- [EXTRACTED RECORDS]:
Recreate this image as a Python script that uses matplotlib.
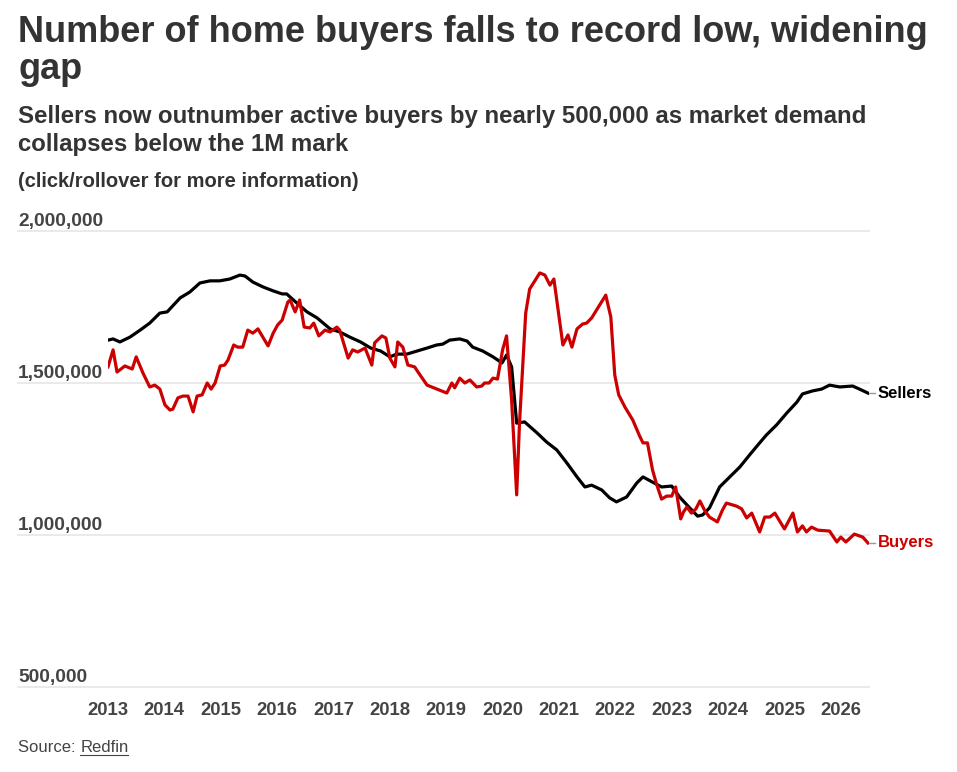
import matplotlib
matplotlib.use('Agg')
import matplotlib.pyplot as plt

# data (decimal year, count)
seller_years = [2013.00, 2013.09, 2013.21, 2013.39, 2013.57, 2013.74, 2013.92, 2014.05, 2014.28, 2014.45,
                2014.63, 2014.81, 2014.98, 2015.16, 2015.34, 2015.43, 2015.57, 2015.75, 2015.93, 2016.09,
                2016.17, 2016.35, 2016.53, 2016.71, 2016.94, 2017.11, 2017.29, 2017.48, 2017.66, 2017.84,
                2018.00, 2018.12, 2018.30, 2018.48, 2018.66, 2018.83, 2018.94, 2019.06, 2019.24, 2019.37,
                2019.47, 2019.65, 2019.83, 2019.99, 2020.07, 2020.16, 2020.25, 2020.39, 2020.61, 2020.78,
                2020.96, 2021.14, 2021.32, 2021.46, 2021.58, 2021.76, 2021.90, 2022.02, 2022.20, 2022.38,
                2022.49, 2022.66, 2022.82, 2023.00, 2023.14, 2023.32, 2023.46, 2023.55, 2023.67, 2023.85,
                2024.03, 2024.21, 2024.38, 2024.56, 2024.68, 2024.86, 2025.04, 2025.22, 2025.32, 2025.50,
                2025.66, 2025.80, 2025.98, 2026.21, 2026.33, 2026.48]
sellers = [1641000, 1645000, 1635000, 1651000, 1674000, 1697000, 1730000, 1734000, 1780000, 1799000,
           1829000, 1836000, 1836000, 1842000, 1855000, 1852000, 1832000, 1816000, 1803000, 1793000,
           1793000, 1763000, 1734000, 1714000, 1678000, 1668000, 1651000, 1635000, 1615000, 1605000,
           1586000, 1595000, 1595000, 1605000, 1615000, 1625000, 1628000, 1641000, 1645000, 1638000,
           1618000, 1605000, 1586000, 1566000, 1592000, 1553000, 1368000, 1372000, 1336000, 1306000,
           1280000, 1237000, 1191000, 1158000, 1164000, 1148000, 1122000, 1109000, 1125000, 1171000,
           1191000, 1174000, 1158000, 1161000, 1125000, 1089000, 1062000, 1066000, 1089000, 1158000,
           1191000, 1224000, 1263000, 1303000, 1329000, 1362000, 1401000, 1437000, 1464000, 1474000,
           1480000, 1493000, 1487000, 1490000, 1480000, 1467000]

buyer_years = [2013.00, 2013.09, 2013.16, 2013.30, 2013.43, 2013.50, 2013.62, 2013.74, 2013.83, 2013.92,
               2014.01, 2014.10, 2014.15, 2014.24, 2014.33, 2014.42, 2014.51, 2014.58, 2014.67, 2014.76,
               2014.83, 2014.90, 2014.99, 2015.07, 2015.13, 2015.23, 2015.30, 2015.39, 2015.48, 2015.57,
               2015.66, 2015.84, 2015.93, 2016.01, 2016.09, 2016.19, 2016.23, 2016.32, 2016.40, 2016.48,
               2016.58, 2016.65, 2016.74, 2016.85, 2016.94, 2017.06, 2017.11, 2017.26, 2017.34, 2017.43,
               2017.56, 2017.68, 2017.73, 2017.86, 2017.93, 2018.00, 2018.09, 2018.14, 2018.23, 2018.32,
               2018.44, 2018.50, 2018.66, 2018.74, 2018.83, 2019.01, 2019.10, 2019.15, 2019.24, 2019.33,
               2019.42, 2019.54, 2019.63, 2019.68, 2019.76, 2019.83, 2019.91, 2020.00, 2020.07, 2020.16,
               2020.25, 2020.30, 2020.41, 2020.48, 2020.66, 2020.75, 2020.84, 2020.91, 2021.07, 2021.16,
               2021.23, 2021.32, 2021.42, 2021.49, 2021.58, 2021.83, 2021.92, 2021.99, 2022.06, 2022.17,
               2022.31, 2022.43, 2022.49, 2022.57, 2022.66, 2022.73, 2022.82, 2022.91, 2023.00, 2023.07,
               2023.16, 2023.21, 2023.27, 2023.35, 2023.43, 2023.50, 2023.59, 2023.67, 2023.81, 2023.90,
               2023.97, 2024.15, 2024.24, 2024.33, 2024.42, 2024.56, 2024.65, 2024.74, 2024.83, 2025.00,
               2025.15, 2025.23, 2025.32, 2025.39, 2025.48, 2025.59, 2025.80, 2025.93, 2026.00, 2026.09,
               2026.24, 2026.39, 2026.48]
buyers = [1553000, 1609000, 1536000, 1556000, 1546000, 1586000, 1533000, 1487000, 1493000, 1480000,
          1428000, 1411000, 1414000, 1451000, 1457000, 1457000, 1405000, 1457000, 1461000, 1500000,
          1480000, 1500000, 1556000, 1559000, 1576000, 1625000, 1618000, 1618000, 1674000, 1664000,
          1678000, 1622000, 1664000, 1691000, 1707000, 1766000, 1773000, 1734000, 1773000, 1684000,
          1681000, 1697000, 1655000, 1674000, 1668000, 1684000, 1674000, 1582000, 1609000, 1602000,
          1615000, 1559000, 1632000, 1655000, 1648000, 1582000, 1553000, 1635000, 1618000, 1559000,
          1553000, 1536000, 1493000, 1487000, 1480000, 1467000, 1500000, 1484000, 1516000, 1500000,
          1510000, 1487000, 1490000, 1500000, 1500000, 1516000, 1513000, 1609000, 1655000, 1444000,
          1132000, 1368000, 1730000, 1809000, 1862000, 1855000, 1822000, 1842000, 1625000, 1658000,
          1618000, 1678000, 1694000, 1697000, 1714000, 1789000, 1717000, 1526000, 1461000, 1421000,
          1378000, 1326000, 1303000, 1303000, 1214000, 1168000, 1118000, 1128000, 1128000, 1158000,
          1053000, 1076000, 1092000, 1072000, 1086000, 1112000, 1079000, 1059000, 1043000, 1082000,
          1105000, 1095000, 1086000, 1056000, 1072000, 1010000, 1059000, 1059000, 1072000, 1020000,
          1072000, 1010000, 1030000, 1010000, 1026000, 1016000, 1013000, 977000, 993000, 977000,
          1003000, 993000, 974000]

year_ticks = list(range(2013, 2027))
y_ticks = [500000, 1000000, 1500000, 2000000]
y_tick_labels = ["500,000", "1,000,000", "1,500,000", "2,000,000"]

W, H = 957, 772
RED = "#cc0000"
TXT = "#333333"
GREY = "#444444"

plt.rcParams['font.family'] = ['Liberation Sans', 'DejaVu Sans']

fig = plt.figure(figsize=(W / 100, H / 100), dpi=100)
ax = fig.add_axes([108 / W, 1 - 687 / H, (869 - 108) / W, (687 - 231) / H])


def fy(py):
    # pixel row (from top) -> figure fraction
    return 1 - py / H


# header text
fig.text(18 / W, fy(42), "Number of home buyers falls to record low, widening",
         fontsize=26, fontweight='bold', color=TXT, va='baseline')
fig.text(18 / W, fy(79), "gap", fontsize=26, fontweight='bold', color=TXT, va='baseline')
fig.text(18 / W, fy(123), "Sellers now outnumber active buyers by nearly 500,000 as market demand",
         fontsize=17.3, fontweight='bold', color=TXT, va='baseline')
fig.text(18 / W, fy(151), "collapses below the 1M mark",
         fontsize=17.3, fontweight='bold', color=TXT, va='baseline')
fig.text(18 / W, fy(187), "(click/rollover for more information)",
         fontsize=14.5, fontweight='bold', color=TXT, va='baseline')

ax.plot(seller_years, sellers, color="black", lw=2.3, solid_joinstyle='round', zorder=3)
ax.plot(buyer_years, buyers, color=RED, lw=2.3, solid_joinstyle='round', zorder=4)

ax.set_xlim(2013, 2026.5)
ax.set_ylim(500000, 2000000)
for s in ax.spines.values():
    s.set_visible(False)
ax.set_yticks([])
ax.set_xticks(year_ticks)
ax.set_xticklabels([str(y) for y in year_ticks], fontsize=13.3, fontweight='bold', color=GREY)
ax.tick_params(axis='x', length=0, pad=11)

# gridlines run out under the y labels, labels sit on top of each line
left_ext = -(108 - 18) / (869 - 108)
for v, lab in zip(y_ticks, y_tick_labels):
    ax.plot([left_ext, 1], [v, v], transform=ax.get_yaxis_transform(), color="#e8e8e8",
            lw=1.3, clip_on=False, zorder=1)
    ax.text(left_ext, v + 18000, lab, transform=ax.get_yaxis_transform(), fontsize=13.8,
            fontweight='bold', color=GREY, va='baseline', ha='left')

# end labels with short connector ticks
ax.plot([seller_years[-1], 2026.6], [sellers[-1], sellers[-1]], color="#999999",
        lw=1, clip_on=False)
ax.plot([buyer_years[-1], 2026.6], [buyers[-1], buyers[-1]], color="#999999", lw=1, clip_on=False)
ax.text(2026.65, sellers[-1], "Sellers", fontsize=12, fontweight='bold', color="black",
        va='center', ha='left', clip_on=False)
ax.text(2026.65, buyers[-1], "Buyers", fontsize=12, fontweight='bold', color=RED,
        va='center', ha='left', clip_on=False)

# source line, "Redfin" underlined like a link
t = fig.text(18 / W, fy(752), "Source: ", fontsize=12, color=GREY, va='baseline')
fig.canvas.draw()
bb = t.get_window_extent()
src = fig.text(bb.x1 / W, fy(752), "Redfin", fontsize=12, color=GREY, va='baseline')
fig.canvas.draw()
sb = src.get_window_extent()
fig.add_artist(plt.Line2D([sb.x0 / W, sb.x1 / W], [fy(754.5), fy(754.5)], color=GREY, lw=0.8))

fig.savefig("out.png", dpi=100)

--

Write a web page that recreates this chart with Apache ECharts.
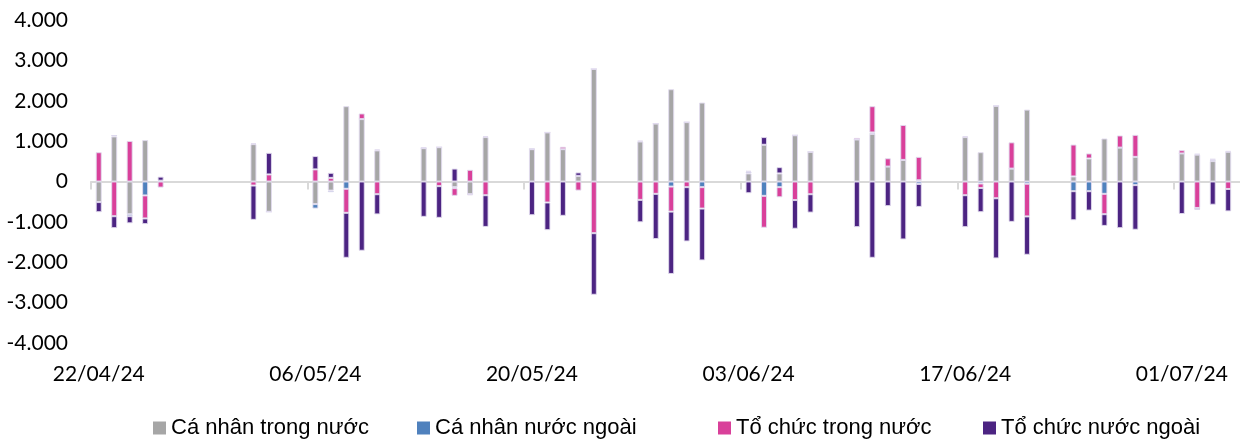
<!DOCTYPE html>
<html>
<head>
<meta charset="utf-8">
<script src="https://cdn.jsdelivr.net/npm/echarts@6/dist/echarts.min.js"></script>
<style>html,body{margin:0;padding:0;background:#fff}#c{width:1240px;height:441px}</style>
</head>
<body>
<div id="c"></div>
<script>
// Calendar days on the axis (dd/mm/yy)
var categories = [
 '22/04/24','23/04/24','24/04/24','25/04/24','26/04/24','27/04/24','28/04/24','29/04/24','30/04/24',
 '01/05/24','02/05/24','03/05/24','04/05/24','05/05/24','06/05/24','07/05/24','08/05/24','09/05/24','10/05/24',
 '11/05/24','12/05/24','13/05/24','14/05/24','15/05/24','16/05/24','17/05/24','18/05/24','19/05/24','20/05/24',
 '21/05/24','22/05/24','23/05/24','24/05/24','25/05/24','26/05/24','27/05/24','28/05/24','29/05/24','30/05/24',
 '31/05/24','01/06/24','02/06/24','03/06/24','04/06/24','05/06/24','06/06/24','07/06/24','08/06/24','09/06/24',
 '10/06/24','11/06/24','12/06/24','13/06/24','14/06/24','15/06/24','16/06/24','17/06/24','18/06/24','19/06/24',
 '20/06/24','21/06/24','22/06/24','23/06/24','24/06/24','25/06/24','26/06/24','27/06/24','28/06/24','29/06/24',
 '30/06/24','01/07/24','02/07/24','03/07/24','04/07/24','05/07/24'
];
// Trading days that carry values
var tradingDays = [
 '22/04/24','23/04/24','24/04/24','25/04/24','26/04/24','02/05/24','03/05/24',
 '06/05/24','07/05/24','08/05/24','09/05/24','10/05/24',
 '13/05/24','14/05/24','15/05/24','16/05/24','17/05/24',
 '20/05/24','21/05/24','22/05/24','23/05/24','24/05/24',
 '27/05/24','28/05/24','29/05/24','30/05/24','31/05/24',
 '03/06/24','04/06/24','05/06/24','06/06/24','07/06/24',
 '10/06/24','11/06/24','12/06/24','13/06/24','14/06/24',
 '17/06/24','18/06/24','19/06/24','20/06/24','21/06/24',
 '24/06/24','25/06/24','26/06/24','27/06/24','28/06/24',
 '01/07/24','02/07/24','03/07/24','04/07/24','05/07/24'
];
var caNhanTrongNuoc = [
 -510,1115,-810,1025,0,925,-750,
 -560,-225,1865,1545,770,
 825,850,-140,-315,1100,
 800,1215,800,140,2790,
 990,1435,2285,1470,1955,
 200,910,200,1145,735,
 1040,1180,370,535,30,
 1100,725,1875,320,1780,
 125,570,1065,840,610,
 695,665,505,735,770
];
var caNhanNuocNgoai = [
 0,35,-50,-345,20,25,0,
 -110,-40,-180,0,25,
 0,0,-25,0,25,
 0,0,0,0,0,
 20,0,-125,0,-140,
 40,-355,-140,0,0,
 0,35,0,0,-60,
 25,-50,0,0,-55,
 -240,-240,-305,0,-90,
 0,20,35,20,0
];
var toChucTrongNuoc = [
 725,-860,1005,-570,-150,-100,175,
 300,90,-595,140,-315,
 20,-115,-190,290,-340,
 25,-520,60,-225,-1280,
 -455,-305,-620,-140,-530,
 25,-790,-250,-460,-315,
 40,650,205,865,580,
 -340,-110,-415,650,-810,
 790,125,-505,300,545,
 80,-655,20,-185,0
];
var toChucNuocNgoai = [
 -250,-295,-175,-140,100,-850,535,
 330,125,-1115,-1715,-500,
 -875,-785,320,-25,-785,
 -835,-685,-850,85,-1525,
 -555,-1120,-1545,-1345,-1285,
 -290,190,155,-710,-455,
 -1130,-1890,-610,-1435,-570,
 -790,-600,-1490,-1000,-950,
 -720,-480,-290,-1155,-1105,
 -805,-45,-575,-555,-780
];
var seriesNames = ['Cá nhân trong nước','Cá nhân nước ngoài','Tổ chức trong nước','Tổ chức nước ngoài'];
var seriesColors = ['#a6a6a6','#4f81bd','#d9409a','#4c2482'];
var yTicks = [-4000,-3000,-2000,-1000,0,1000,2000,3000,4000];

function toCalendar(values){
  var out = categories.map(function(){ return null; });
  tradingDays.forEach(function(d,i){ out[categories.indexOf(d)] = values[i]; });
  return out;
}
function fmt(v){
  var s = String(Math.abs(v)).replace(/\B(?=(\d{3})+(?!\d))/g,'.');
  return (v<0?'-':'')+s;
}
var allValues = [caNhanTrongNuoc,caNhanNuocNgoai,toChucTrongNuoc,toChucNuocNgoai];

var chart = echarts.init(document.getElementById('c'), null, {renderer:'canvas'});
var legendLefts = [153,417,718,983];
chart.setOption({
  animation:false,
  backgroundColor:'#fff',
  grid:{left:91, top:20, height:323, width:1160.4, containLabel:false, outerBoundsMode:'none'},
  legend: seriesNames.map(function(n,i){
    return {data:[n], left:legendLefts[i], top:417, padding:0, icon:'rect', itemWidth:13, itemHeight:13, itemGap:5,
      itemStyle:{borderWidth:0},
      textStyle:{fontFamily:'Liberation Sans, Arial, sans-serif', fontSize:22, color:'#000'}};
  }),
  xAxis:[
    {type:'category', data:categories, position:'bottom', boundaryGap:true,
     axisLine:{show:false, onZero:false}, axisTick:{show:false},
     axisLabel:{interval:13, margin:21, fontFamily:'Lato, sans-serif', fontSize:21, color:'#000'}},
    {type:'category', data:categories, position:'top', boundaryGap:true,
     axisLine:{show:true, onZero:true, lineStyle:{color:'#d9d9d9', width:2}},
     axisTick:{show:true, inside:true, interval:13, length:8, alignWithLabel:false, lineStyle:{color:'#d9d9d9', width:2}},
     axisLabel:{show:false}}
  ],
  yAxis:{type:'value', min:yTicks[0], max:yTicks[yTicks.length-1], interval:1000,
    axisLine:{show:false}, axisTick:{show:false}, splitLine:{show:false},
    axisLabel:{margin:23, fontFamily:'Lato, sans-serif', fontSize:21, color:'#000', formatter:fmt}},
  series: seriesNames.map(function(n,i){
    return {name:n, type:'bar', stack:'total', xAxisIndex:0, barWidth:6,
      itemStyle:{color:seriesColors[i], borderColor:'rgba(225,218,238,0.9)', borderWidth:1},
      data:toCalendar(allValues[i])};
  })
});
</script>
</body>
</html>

- [CHALLENGE]: Write out the lines from the one containing "Recreate this image" down to the one containing "import matplotlib.pyplot as plt", both included, exactly as they appear. Leave out any pictures.

- [FINAL RESULT]:
Recreate this image as a Python script that uses matplotlib.
import matplotlib
matplotlib.use('Agg')
import matplotlib.pyplot as plt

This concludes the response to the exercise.